Constitutions as Suicide Pacts
Europe’s liberal constitutions—so often invoked by judges, journalists, and bishops—have become weapons against their own societies. Article 9 of the European Convention on Human Rights is routinely used to protect Islamist schools that indoctrinate children against the very nations funding them. In the Netherlands, in Germany, and in Britain, state money supports madrassas that denounce secular law as illegitimate.
This is what Leo XIII foresaw in Immortale Dei: liberty divorced from truth degenerates into “a most fatal liberty, that is, of perdition”². When freedom is reduced to license, it serves only the enemies of order.
The Shrinking Options of Civilization
Europe faces two possible futures: sharia by the ballot box, or chaos in the streets. In France, the growing Muslim electorate already swings elections. In Britain, the Green Party and Labour field candidates who openly shout “Allahu Akbar” in their victory speeches. In Germany, radical mosques form community blocs that wield more influence than elected councils.
The alternative future is no better: violent clashes between jihadists, far-right militants, and anarchist mobs, while the state—paralysed by political correctness—abandons the centre ground. In such chaos, Islamist movements often prevail, as they have in the Middle East and Africa.
The Complicity of the Church
Even more damning is the complicity of ecclesiastical leaders. Pope Francis, by blessing the adulterous union of Charles and Camilla and by praising Islam as “a religion of peace,” has blurred doctrine into diplomacy. Cardinal José Cobo of Madrid writes letters of “inclusion” to LGBT activists while ignoring the persecution of Christians in Islamic countries. Cardinal Mario Grech openly suggests laypeople could replace priests. These are not shepherds but hirelings, silent while the flock is devoured.
The modern Church’s embrace of relativism has left youth defenceless. Chesterton was right: “The Christian ideal has not been tried and found wanting; it has been found difficult and left untried”³.
The Failure of Secularism
The New Atheists—Richard Dawkins, Christopher Hitchens, Sam Harris—promised emancipation from superstition. Instead they delivered a vacuum. A generation raised as “children of Dawkins” has found itself without meaning, without hope, and without community. Into that void has rushed Islamism, wokeness, and despair.
Benedict XVI, in his famous homily before the 2005 conclave, diagnosed this collapse: the dictatorship of relativism, where nothing is true and only power remains⁴. His warning was ignored by the very bishops who elected him.
The Necessity of Restoration
The only antidote to the cult of death—whether Islamist or woke—is the faith of life: Christianity. Islam proclaims paradise for those who kill and die; Christianity proclaims that Christ died so that man may live. The contrast is absolute.
To recover, we must restore what has been abandoned:
- the Christian family, grounded in fidelity and fruitfulness;
- the Christian state, recognising that liberty is ordered to truth, not license;
- the Christian Church, unashamed to preach the Gospel of life against all false religions.
Without this restoration, Europe will collapse, not by external conquest but by internal surrender.
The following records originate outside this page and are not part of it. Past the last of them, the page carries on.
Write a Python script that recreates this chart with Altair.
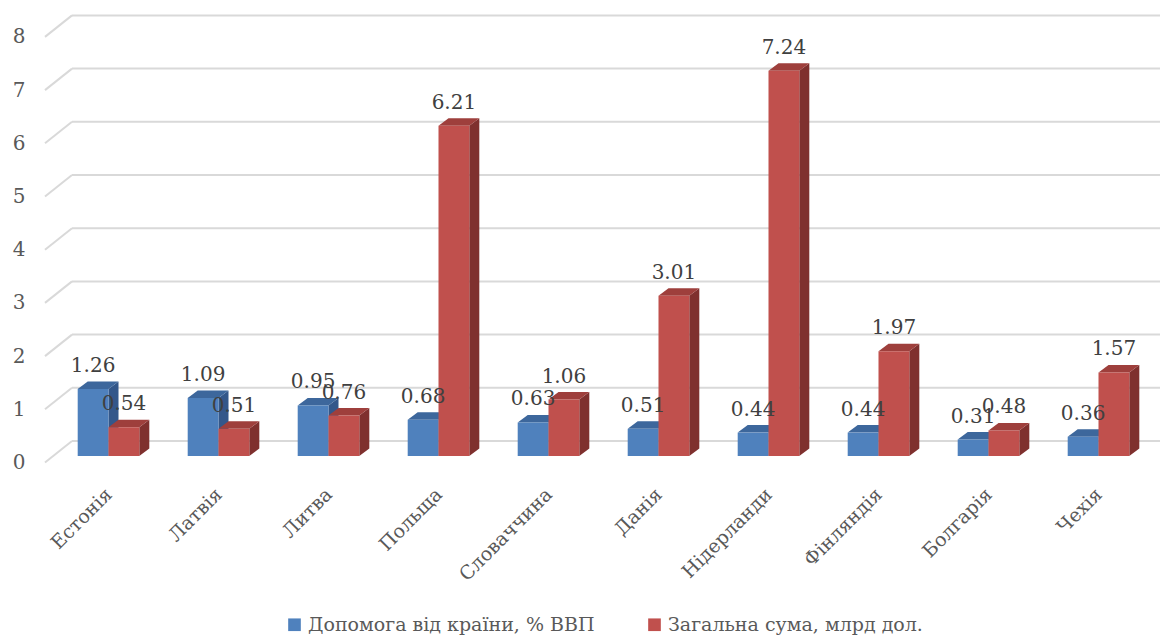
import json
import altair as alt
import pandas as pd

countries = ["Естонія", "Латвія", "Литва", "Польща", "Словаччина",
             "Данія", "Нідерланди", "Фінляндія", "Болгарія", "Чехія"]
aid_pct = [1.26, 1.09, 0.95, 0.68, 0.63, 0.51, 0.44, 0.44, 0.31, 0.36]
total_bn = [0.54, 0.51, 0.76, 6.21, 1.06, 3.01, 7.24, 1.97, 0.48, 1.57]
series_names = ["Допомога від країни, % ВВП", "Загальна сума, млрд дол."]
y_ticks = [0, 1, 2, 3, 4, 5, 6, 7, 8]

# styling / geometry (not data)
FRONT = ["#4F81BD", "#C0504D"]
TOP = ["#3D679C", "#9E3F3C"]
SIDE = ["#33578A", "#7F302E"]
BW = 0.28      # bar width in category steps
DX = 0.091     # 3D depth (category steps)
DY = 0.141     # 3D depth (value units)
FONT = "DejaVu Serif"

rows = []
for i, c in enumerate(countries):
    for s, vals in enumerate([aid_pct, total_bn]):
        rows.append({"idx": i, "country": c, "sidx": s,
                     "series": series_names[s], "value": vals[i]})
df = pd.DataFrame(rows)
ticks_df = pd.DataFrame({"v": y_ticks})

W, H = 1115, 456
x_scale = alt.Scale(domain=[-0.57727, 9.55909], nice=False, zero=False)
y_scale = alt.Scale(domain=[0, 8.5714], nice=False, zero=False)

base = alt.Chart(df).transform_calculate(
    x0=f"datum.idx + (datum.sidx == 0 ? -{BW} : 0)",
    x1=f"datum.idx + (datum.sidx == 0 ? 0 : {BW})",
    xc=f"datum.idx + (datum.sidx == 0 ? -{BW}/2 : {BW}/2)",
    topc=f"datum.sidx == 0 ? '{TOP[0]}' : '{TOP[1]}'",
    sidec=f"datum.sidx == 0 ? '{SIDE[0]}' : '{SIDE[1]}'",
    bar="datum.idx * 2 + datum.sidx",
)

labels_expr = json.dumps(countries, ensure_ascii=False) + "[datum.value]"

grid_back = alt.Chart(ticks_df).mark_rule(color="#D9D9D9", strokeWidth=2, yOffset=-15).encode(
    x=alt.value(27), x2=alt.value(W),
    y=alt.Y("v:Q", scale=y_scale, axis=alt.Axis(
        values=y_ticks, grid=False, ticks=False, domain=False,
        labelFont=FONT, labelFontSize=20, labelColor="#595959",
        labelPadding=20, labelOffset=6.5, title=None)),
)
grid_front = alt.Chart(ticks_df).mark_rule(color="#D9D9D9", strokeWidth=2,
                                            yOffset=6.5, y2Offset=-15).encode(
    x=alt.value(0), x2=alt.value(27),
    y=alt.Y("v:Q", scale=y_scale), y2="v:Q",
)

k2 = base.transform_calculate(k="[0, 1]").transform_flatten(["k"])

sides = k2.transform_calculate(
    sx=f"datum.x1 + datum.k * {DX}",
    sy=f"datum.value + datum.k * {DY}",
    sy2=f"datum.k * {DY}",
).mark_area(orient="vertical").encode(
    x=alt.X("sx:Q", scale=x_scale),
    y=alt.Y("sy:Q", scale=y_scale),
    y2="sy2:Q",
    color=alt.Color("sidec:N", scale=None),
    detail="bar:N",
)

tops = k2.transform_calculate(
    tx=f"datum.x0 + datum.k * {DX}",
    tx2=f"datum.x1 + datum.k * {DX}",
    ty=f"datum.value + datum.k * {DY}",
).mark_area(orient="horizontal").encode(
    y=alt.Y("ty:Q", scale=y_scale),
    x=alt.X("tx:Q", scale=x_scale),
    x2="tx2:Q",
    color=alt.Color("topc:N", scale=None),
    detail="bar:N",
)

fronts = base.mark_rect().encode(
    x=alt.X("x0:Q", scale=x_scale, axis=alt.Axis(
        values=list(range(len(countries))), labelExpr=labels_expr,
        grid=False, ticks=False, domain=False, labelAngle=315,
        labelAlign="right", labelBaseline="middle", labelPadding=35, labelOffset=0,
        labelFont=FONT, labelFontSize=19, labelColor="#595959", title=None)),
    x2="x1:Q",
    y=alt.Y("value:Q", scale=y_scale),
    y2=alt.datum(0),
    color=alt.Color("series:N", scale=alt.Scale(domain=series_names, range=FRONT),
                    sort=series_names,
                    legend=alt.Legend(orient="none", direction="horizontal",
                                      legendX=240, legendY=615, title=None,
                                      symbolType="square", symbolSize=160,
                                      symbolStrokeWidth=0, labelOffset=4,
                                      columnPadding=50, padding=0,
                                      labelFont=FONT, labelFontSize=19,
                                      labelColor="#595959", labelLimit=600)),
)

value_labels = base.mark_text(font=FONT, fontSize=20, color="#404040",
                              baseline="middle", dy=-23).encode(
    x=alt.X("xc:Q", scale=x_scale),
    y=alt.Y("value:Q", scale=y_scale),
    text=alt.Text("value:Q", format=".2f"),
)

chart = alt.layer(grid_back, grid_front, sides, tops, fronts, value_labels).properties(
    width=W, height=H,
    autosize=alt.AutoSizeParams(type="none"),
    padding={"left": 45, "top": 0, "right": 0, "bottom": 184},
    background="white",
).configure_view(stroke=None)

chart.save("out.html", embed_options={"renderer": "svg", "actions": False})
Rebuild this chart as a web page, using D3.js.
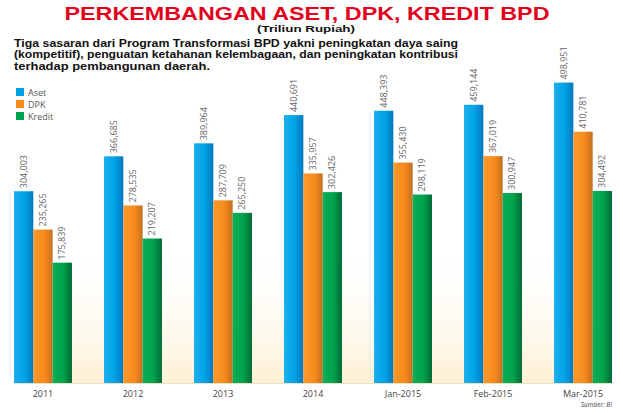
<!DOCTYPE html>
<html>
<head>
<meta charset="utf-8">
<script src="https://cdn.jsdelivr.net/npm/d3@7"></script>
<style>
  body { margin: 0; background: #fff; }
  svg { display: block; }
</style>
</head>
<body>
<div id="chart"></div>
<script>
// data (Triliun Rupiah)
const categories = ["2011", "2012", "2013", "2014", "Jan-2015", "Feb-2015", "Mar-2015"];
const seriesNames = ["Aset", "DPK", "Kredit"];
const aset   = [304003, 366685, 389964, 440691, 448393, 459144, 498951];
const dpk    = [235265, 278535, 287709, 335957, 355430, 367019, 410781];
const kredit = [175839, 219207, 265250, 302426, 298119, 300947, 304492];
const descLines = [
    "Tiga sasaran dari Program Transformasi BPD yakni peningkatan daya saing",
    "(kompetitif), penguatan ketahanan kelembagaan, dan peningkatan kontribusi",
    "terhadap pembangunan daerah."
];
const descWidths = [444, 444, 196];

const data = categories.map((c, i) => ({
    cat: c,
    values: [
        { key: "Aset", v: aset[i] },
        { key: "DPK", v: dpk[i] },
        { key: "Kredit", v: kredit[i] }
    ]
}));

const W = 620, H = 413;
const baseY = 383;

const svg = d3.select("#chart").append("svg")
    .attr("width", W)
    .attr("height", H);

const defs = svg.append("defs");

// gradients for bars (lighter left, darker right edge)
const grads = {
    Aset:   [["0%", "#1cb0ee"], ["55%", "#00a2e6"], ["100%", "#0577bd"]],
    DPK:    [["0%", "#fa9a2a"], ["60%", "#f6891c"], ["100%", "#c46f22"]],
    Kredit: [["0%", "#06ad57"], ["55%", "#00a24e"], ["100%", "#006a35"]]
};
Object.keys(grads).forEach(k => {
    const g = defs.append("linearGradient")
        .attr("id", "g-" + k)
        .attr("x1", "0%").attr("x2", "100%").attr("y1", "0%").attr("y2", "0%");
    grads[k].forEach(s => g.append("stop").attr("offset", s[0]).attr("stop-color", s[1]));
});
const bg = defs.append("linearGradient")
    .attr("id", "bg-cream")
    .attr("x1", "0%").attr("x2", "0%").attr("y1", "0%").attr("y2", "100%");
bg.append("stop").attr("offset", "0%").attr("stop-color", "#fffdf8").attr("stop-opacity", 0);
bg.append("stop").attr("offset", "100%").attr("stop-color", "#fdf0d4");

const color = d3.scaleOrdinal().domain(seriesNames).range(["#00a2e6", "#f6891c", "#00a24e"]);

const x0 = d3.scaleBand()
    .domain(categories)
    .range([14, 612])
    .paddingInner(0.356)
    .paddingOuter(0);

const x1 = d3.scaleBand()
    .domain(seriesNames)
    .range([0, x0.bandwidth()])
    .padding(0);

// the original graphic is not drawn from zero, bars are stretched a bit
const y = d3.scaleLinear()
    .domain([-40000, 500000])
    .range([baseY, 82]);

// cream background behind the bars
svg.append("rect")
    .attr("x", 14)
    .attr("y", 250)
    .attr("width", 598)
    .attr("height", baseY - 250)
    .attr("fill", "url(#bg-cream)");

// title
svg.append("text")
    .attr("x", 307)
    .attr("y", 19.5)
    .attr("text-anchor", "middle")
    .attr("textLength", 485)
    .attr("lengthAdjust", "spacingAndGlyphs")
    .style("font-family", "'Liberation Sans', Arial, sans-serif")
    .style("font-weight", "bold")
    .style("font-size", "17.5px")
    .style("fill", "#e3001b")
    .text("PERKEMBANGAN ASET, DPK, KREDIT BPD");

svg.append("text")
    .attr("x", 306)
    .attr("y", 32)
    .attr("text-anchor", "middle")
    .attr("textLength", 98)
    .attr("lengthAdjust", "spacingAndGlyphs")
    .style("font-family", "'Liberation Sans', Arial, sans-serif")
    .style("font-weight", "bold")
    .style("font-size", "9.5px")
    .style("fill", "#111")
    .text("(Triliun Rupiah)");

// description
svg.append("g").selectAll("text")
    .data(descLines)
    .enter()
    .append("text")
    .attr("x", 14)
    .attr("y", (d, i) => 47 + i * 11.3)
    .attr("textLength", (d, i) => descWidths[i])
    .attr("lengthAdjust", "spacingAndGlyphs")
    .style("font-family", "'Liberation Sans', Arial, sans-serif")
    .style("font-weight", "bold")
    .style("font-size", "10px")
    .style("fill", "#111")
    .text(d => d);

// legend
const legend = svg.append("g").selectAll("g")
    .data(seriesNames)
    .enter()
    .append("g")
    .attr("transform", (d, i) => `translate(16, ${88 + i * 12})`);

legend.append("rect")
    .attr("width", 8)
    .attr("height", 8)
    .attr("fill", d => color(d));

legend.append("text")
    .attr("x", 12)
    .attr("y", 7.5)
    .style("font-family", "'Open Sans', sans-serif")
    .style("font-size", "9px")
    .style("fill", "#555")
    .text(d => d);

// bars
const groups = svg.append("g").selectAll("g")
    .data(data)
    .enter()
    .append("g")
    .attr("transform", d => `translate(${x0(d.cat)},0)`);

groups.selectAll("rect")
    .data(d => d.values)
    .enter()
    .append("rect")
    .attr("x", d => x1(d.key))
    .attr("y", d => y(d.v))
    .attr("width", x1.bandwidth())
    .attr("height", d => baseY - y(d.v))
    .attr("fill", d => `url(#g-${d.key})`);

// value labels, rotated
groups.selectAll(".val")
    .data(d => d.values)
    .enter()
    .append("text")
    .attr("class", "val")
    .attr("transform", d => `translate(${x1(d.key) + x1.bandwidth() / 2},${y(d.v) - 3}) rotate(-90)`)
    .attr("dy", "0.35em")
    .style("font-family", "'Open Sans', sans-serif")
    .style("font-size", "9px")
    .style("fill", "#666")
    .text(d => d3.format(",")(d.v));

// baseline
svg.append("line")
    .attr("x1", 14)
    .attr("x2", 612)
    .attr("y1", baseY + 0.5)
    .attr("y2", baseY + 0.5)
    .attr("stroke", "#e6e2c4")
    .attr("stroke-width", 1);

// category labels
svg.append("g").selectAll("text")
    .data(categories)
    .enter()
    .append("text")
    .attr("x", d => x0(d) + x0.bandwidth() / 2)
    .attr("y", 397)
    .attr("text-anchor", "middle")
    .style("font-family", "'Open Sans', sans-serif")
    .style("font-size", "9px")
    .style("fill", "#444")
    .text(d => d);

svg.append("text")
    .attr("x", 612)
    .attr("y", 407)
    .attr("text-anchor", "end")
    .style("font-family", "'Open Sans', sans-serif")
    .style("font-style", "italic")
    .style("font-size", "6.5px")
    .style("fill", "#444")
    .text("Sumber: BI");
</script>
</body>
</html>
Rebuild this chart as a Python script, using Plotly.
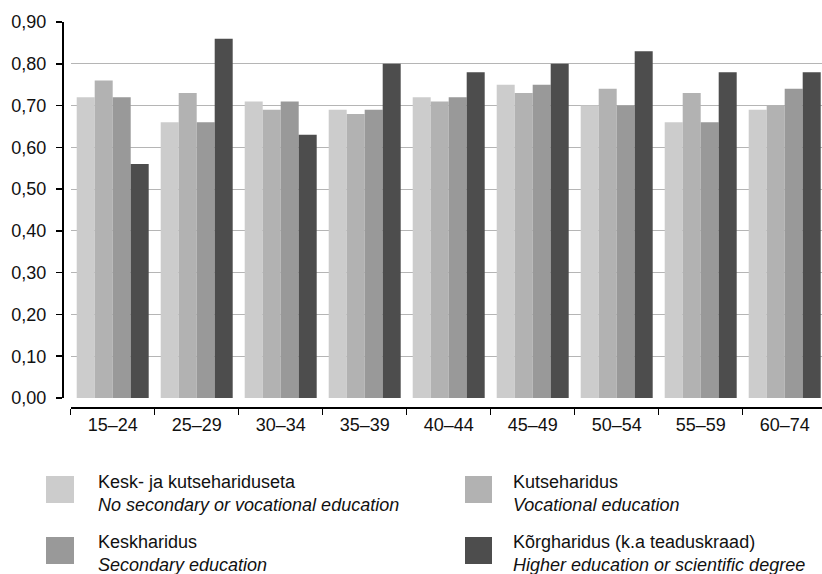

The Civitas Dei cannot be replaced by the idols of tolerance, diversity, or secular reason. Only a return to the Kingship of Christ can preserve our civilization. 🔝
- Joseph Ratzinger (Benedict XVI), Homily before Conclave, April 18, 2005.
- Augustine, City of God, Book XIV, ch. 28.
- Pope Leo XIII, Immortale Dei (1885), §31.
- G.K. Chesterton, What’s Wrong with the World (1910), p. 48.